Das hören viele nicht gerne, denn bei Eigenlob ist es ein bisschen
wie in der Schule. Man möchte dem disziplinierten Streber gern eins
auswischen – doch sachlich gibt es wenig zu meckern: Deutschland
steht – anders als Camerons Großbritannien – in Sachen
Wettbewerbsfähigkeit und Arbeitslosenquote gut da. Erkauft hat sich
der unbeliebte Musterschüler das mit harten Reformen der
Schröder-Zeit und jahrelanger Lohnzurückhaltung. Und die fordert
Merkel nun von den anderen.

Deren vermeintliche Alternativrezepte für Wachstum sind keine: Die
USA produzieren mit ihren Versuchen, Wachstum per Notenpresse zu
erzwingen, Spekulationsblasen auf immer neuen Märkten und schlittern
gleichzeitig immer tiefer in die Abhängigkeit von Dollarbillionär
China. China wiederum erkauft sich sein Wachstum teuer mit dem
Raubbau an Natur und Mensch. Beide Wege können kein Vorbild für
Europa sein. Und so bleibt aktuell nur Deutschland, um die EU in der
Schuldenkrise mit Zuckerbrot und Peitsche auf Linie zu bringen. Mit
dem Dreiklang Verbindlichkeit, (begrenzte) Solidarität und
Strukturreformen muss „Madame Non“ die EU auf Kurs zwingen – selbst
wenn einige Regierungen und ganz Griechenland scheitern.

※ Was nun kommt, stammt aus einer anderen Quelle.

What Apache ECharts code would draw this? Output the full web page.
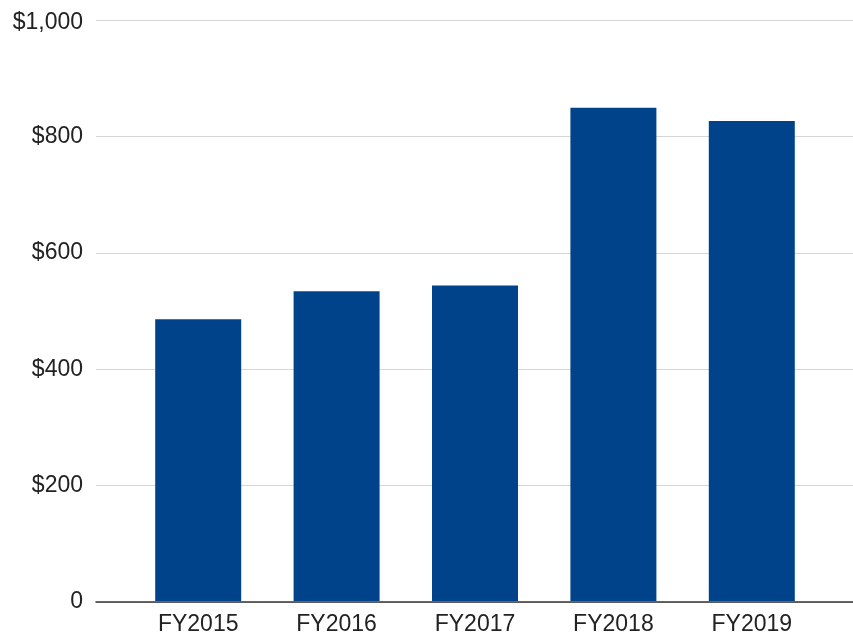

In Davos verabschiedet sich Merkel endgültig vom 2003
eingeschlagenen Kurs der CDU: Jahrelang hatte die Union das
neoliberale Mantra der Marktentfesselung nachgebetet und
Finanzmarktsteuern als Teufelszeug gebrandmarkt. Gleichzeitig wuchsen
die Staatsschulden immer weiter.

Wenn Merkel nun nachhaltiges Wachstum fordert, trifft sie einen
Nerv. Bleibt zu hoffen, das der Begriff Nachhaltigkeit bei der
Kanzlerin nicht zu der leeren Worthülse verkommt, die er in vielen
Firmenleitbildern längst ist.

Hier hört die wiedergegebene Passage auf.